Bei seiner Aussage sollte Winterkorn bei der Wahrheit bleiben, selbst wenn der Ausschuss kein Gerichtsverfahren ersetzt. Denn ein Untersuchungsausschuss hat das Recht, im Falle einer „ungerechtfertigten Zeugnisverweigerung“ ein Ordnungsgeld festzusetzen. Und wie vor Gericht droht bei Falschaussage eine Strafe.

Winterkorn pflegte jahrelang sein Image vom Technik-Freak, vom detailversessenen Tüftler und Top-Manager, der jede wichtige Entscheidung selbst trifft. Das hat zumindest in der Öffentlichkeit die Beteuerung seiner Unwissenheit unglaubwürdig wirken lassen.

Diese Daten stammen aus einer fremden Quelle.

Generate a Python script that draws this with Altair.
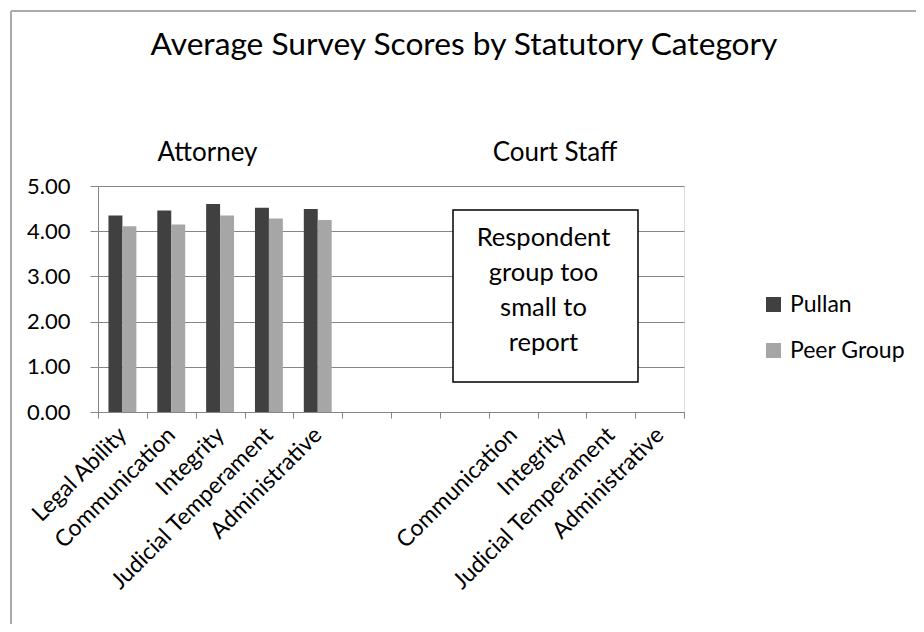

Die Aussage vor dem Untersuchungsausschuss wird bei Weitem nicht das Ende, sondern erst der Anfang der detaillierten Aufarbeitung des milliardenschweren Abgas-Skandals sein. Die Politik legt vor, vermutlich werden eines Tages die Gerichte nachziehen.

Eines ist aber schon jetzt klar: Es wird ernst für Martin Winterkorn.